Historical and recreational attractions can be found along the way. For instance, a new whitewater park opened in the fall 2019 in Fort Collins at Colorado Highway 287.
Benson Sculpture Garden
As you meander through Benson Sculpture Garden in Loveland, you may dwell on the freedom of youth, curiosity of life, and nature in its most primal state.
There are 170 permanent sculptures situated throughout the park, which is attractive and captivating for visitors of any age. Benson Sculpture Garden has held the No. 1 spot for Loveland attractions on TripAdvisor for many years, according to Kristi Elyce, executive director of the Loveland High Plains Arts Council.
“The pieces are stable, they can be touched and felt. You can walk around them, and they’re very interactive,” Elyce said.
Bring your lunch and spend time on benches or in the pavilion. Groups of 10 or more can also set up a tour (call several weeks in advance) with a volunteer artist who will walk you through the park, providing interesting information about the sculptures. Children can visit the “children’s park” within the garden as well.

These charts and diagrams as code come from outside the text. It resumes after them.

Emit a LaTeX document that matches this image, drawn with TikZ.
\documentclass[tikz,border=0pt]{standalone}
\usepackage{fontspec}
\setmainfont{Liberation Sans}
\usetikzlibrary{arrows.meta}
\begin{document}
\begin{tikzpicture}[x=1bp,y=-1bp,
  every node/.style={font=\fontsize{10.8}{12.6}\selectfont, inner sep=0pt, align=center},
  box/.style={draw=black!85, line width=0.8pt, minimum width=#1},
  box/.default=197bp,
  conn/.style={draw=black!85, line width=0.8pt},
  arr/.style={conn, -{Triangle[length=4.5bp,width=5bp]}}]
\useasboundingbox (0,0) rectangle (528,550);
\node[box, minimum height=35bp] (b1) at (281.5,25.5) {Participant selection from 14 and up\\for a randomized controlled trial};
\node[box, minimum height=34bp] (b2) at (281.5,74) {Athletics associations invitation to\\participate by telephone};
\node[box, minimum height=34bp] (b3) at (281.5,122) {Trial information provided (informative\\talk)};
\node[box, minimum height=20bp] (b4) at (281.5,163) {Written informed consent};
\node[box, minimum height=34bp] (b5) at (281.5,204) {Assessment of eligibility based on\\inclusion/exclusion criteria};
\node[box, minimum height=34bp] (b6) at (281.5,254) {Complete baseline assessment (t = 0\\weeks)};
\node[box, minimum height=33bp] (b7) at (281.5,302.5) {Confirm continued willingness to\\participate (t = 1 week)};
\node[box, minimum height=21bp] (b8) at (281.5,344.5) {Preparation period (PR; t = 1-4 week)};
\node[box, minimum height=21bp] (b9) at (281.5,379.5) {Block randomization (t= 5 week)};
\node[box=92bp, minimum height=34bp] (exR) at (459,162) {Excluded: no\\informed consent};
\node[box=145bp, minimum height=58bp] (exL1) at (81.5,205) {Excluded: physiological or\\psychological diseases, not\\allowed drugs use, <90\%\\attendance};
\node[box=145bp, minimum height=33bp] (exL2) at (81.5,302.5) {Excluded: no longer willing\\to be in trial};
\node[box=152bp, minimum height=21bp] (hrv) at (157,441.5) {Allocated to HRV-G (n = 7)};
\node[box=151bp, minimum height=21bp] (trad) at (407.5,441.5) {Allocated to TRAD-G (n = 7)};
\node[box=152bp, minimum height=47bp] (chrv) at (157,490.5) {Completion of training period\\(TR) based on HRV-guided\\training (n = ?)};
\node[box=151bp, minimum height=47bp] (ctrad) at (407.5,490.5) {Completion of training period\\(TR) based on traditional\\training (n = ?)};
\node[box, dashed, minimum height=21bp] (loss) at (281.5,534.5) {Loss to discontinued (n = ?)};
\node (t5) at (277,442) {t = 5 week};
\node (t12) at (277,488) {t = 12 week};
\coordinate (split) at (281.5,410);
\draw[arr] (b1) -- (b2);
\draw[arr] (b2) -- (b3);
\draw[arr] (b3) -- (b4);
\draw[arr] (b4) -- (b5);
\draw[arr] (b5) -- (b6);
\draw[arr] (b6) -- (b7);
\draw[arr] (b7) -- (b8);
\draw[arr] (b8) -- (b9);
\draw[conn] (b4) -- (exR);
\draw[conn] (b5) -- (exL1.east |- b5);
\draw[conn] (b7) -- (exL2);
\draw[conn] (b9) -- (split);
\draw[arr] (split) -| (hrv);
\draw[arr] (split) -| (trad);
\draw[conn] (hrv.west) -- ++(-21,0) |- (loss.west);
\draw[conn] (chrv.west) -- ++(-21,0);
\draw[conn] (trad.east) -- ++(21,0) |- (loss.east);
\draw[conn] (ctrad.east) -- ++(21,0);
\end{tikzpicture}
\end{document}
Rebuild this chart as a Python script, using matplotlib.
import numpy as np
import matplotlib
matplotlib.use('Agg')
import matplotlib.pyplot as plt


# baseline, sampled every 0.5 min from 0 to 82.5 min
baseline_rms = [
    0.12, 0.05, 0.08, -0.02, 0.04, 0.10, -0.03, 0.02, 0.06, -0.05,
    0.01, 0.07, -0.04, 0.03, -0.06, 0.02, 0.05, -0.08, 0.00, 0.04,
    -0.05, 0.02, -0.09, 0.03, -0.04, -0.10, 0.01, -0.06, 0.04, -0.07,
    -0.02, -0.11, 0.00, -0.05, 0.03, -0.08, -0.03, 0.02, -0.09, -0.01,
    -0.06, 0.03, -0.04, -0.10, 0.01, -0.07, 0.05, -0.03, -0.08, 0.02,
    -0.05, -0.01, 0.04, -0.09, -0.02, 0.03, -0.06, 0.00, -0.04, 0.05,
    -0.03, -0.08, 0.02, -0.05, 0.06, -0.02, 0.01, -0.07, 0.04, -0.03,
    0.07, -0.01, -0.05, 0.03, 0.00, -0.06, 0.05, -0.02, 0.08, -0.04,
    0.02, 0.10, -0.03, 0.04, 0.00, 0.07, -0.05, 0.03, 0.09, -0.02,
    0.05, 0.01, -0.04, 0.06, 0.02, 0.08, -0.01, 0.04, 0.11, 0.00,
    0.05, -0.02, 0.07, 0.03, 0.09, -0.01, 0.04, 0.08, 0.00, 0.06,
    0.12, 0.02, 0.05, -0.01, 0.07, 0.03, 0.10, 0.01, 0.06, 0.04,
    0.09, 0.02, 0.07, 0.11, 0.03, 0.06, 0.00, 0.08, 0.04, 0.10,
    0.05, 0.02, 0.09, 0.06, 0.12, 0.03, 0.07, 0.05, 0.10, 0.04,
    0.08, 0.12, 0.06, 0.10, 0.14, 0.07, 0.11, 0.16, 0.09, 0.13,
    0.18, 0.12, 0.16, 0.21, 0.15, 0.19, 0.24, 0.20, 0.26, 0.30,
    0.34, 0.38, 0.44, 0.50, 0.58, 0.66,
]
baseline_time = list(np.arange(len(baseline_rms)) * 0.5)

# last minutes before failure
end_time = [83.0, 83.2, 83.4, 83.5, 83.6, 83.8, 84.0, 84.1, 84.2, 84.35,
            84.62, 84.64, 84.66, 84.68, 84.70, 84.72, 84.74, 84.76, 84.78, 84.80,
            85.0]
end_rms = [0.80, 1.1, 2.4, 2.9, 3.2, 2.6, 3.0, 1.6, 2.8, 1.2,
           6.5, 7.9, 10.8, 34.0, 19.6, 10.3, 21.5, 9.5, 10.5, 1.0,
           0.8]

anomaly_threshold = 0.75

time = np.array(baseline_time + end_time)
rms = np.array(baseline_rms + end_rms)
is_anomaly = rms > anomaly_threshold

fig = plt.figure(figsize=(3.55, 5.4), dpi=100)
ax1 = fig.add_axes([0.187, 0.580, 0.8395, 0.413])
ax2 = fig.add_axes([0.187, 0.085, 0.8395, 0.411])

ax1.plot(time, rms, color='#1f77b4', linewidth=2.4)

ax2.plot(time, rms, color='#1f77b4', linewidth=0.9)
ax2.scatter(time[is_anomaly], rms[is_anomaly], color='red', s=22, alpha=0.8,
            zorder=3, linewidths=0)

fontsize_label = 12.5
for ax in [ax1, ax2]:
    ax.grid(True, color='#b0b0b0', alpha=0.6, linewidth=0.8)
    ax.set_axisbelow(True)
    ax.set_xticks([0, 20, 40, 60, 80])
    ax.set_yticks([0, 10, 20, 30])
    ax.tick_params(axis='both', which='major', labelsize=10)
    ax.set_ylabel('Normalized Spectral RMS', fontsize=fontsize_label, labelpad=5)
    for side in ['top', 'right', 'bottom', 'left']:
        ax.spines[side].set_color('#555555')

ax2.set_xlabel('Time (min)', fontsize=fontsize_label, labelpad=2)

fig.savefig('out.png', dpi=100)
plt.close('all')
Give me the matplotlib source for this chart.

“And don’t overlook the new pieces of the park on the other side of 29th Street,” Elyce said.
Altogether, the art is valued at over $5 million. Each piece was purchased through the fundraising efforts of the Loveland High Plains Arts Council and its annual event.

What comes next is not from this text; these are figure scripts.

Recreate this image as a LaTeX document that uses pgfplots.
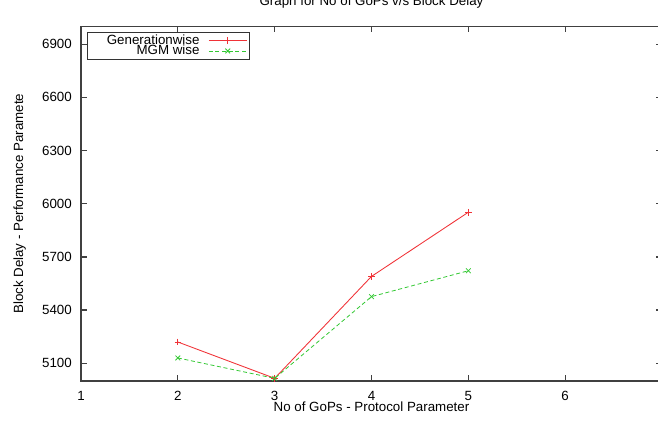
\documentclass[border=0pt]{standalone}
\usepackage{pgfplots}
\pgfplotsset{compat=1.18}
\usepackage{fontspec}
\setmainfont{Liberation Sans}
\definecolor{gpred}{RGB}{240,50,55}
\definecolor{gpgreen}{RGB}{50,200,50}
\begin{document}
\begin{tikzpicture}
\useasboundingbox (0,0) rectangle (493.5pt,315.75pt);
\begin{axis}[
  at={(60.75pt,30pt)}, anchor=south west,
  scale only axis, width=435.75pt, height=265.875pt,
  xmin=1, xmax=7, ymin=5000, ymax=7000,
  xtick={1,2,3,4,5,6}, ytick={5100,5400,5700,6000,6300,6600,6900},
  tick align=inside, major tick length=4.5pt,
  axis line style={black!75, line width=0.9pt},
  every tick/.style={black!75, line width=0.9pt},
  font=\fontsize{10}{12}\selectfont,
  /pgf/number format/assume math mode=true,
  /pgf/number format/1000 sep={},
  yticklabel style={xshift=-3.4pt},
  xticklabel style={yshift=-4.2pt},
  title={Graph for No of GoPs v/s Block Delay},
  title style={at={(axis description cs:0.5,1.0353)}, anchor=base, inner sep=0pt},
  xlabel={No of GoPs - Protocol Parameter},
  xlabel style={at={(axis description cs:0.5,-0.0874)}, anchor=base, inner sep=0pt},
  ylabel={Block Delay - Performance Paramete},
  ylabel style={at={(axis description cs:-0.0998,0.5)}, anchor=base, inner sep=0pt},
  legend cell align=right, legend plot pos=right,
  legend style={at={(axis description cs:0.0103,0.9845)}, anchor=north west,
    draw=black!80, line width=0.6pt, fill=white, inner xsep=1.5pt, inner ysep=1.3pt,
    row sep=-2.3pt, column sep=6pt,
    font=\fontsize{10}{10}\selectfont,
    nodes={inner sep=0.6pt}},
  legend image code/.code={
    \draw[mark repeat=2, mark phase=2, #1] plot coordinates {(0pt,0pt) (14.25pt,0pt) (28.5pt,0pt)};},
]
\addplot[color=gpred, line width=0.65pt, mark=+, mark size=2.5pt, mark options={solid}]
  coordinates {(2,5220) (3,5015) (4,5590) (5,5952)};
\addplot[color=gpgreen, line width=0.6pt, dash pattern=on 3pt off 2pt, mark=x, mark size=2.5pt, mark options={solid}]
  coordinates {(2,5130) (3,5015) (4,5476) (5,5622)};
\legend{\makebox[82pt][r]{Generationwise}, \makebox[82pt][r]{MGM wise}}
\end{axis}
\end{tikzpicture}
\end{document}
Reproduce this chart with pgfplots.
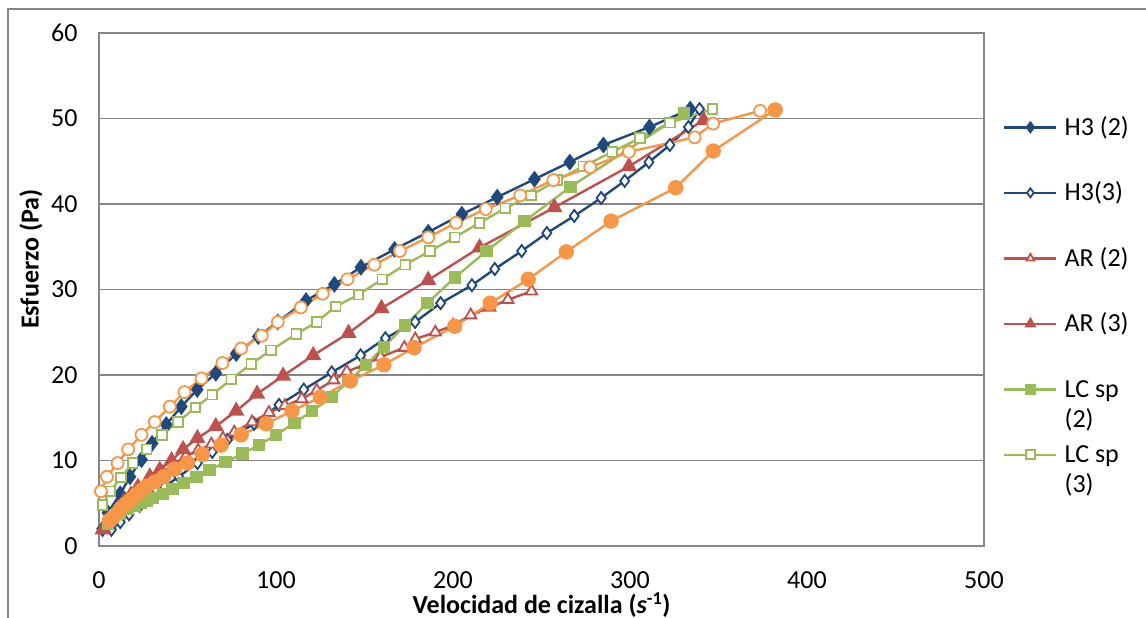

The park at 2908 Aspen Drive is free and open year-round, except for the second weekend in August during the annual “Sculpture in the Park” show and sale. Proceeds from the show supported expansion of the garden and the art within. The event is now one of the largest outdoor sculpture shows in the country, with sales totaling more than $1 million.

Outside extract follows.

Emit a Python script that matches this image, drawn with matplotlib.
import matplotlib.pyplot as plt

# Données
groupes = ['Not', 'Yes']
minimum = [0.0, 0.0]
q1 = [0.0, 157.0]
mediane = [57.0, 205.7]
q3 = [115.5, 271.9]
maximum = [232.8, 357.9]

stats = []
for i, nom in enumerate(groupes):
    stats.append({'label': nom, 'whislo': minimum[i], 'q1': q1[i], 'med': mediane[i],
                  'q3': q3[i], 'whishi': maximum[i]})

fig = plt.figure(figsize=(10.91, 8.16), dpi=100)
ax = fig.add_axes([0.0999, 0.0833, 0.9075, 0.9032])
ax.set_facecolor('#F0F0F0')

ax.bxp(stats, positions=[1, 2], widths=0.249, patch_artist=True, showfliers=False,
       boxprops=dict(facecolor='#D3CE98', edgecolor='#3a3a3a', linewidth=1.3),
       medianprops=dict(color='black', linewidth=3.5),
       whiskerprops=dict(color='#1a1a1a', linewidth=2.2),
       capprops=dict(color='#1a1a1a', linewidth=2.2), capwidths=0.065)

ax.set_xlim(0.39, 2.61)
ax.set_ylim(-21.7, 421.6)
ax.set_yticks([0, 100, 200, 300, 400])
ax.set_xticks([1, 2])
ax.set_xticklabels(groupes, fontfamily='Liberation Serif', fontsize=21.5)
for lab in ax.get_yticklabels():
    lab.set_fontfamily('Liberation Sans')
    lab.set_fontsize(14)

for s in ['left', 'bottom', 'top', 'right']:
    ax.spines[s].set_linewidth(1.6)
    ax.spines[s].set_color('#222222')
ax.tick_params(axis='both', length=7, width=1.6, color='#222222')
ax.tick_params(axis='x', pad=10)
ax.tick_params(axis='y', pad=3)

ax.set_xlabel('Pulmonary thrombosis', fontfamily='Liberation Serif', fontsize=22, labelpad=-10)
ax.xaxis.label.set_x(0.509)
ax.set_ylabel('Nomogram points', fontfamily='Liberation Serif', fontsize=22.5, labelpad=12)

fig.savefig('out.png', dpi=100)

The Benson Sculpture Garden was founded in 1985. The property was part of the Benson family homestead, in the late 1800s. In 1971, Robert and Ralph Benson donated a portion of the farm to the City of Loveland.
Stroll through Old Town Fort Collins
In 1984, forward thinking by the city of Fort Collins began to turn the city’s historic downtown into what it is today.
Fort Collins almost always has something going on in Old Town Square, whether it be Santa’s Workshop or ice skating in the winter, or free Thursday night music in the summer.
Check out the First Friday Art Walk or take a self-guided Historic Walking Tour, created by the Poudre Landmarks Foundation, to learn more about the area. See ghost signs left from the 1950s, or one of the earliest (1881) big-box stores. Learn about the Fort Collins trolley, which still runs in the summertime on Mountain Avenue between City Park and Old Town, and much, much more.
Free two-hour parking is available on the street from 10 a.m. to 6 p.m., and several parking structures in the area charge $1 per hour, with the first hour free. Parking in those structures is also free on Sundays and City holidays.
Tour the Swetsville Zoo
The “zoo’’ is a roadside area with whimsical animal sculptures, a “funky farm” with a “motley crew” who “don’t make noises, and they don’t run. They don’t eat anything. They’re just for fun,” writes author Kerry Davis in his book: The Swetsville Zoo: Kerry Tales.
In 1985, Bill Swets, a farmer who worked the property that’s been in his family since 1942, created his first zoo animal – a shovel-beaked bird with a bicycle-frame body. He put it in his front yard and started adding to the collection. Then people began stopping by to see his creations. Over the years, he added more creatures, and more people stopped by. The collection now surpasses 160.
The area along the Cache la Poudre River, once considered rural, is now adjacent to the bustle of traffic along Harmony Road and surrounded by Walmart, Costco and Starbucks.
The zoo doesn’t charge but donations are encouraged. Walk along the paths and see space creatures and dinosaurs, two-headed dragons and tin golfers. There’s a musical stop that kids and adults can enjoy. Consider seeing Swets’ creations sooner than later because the property is for sale.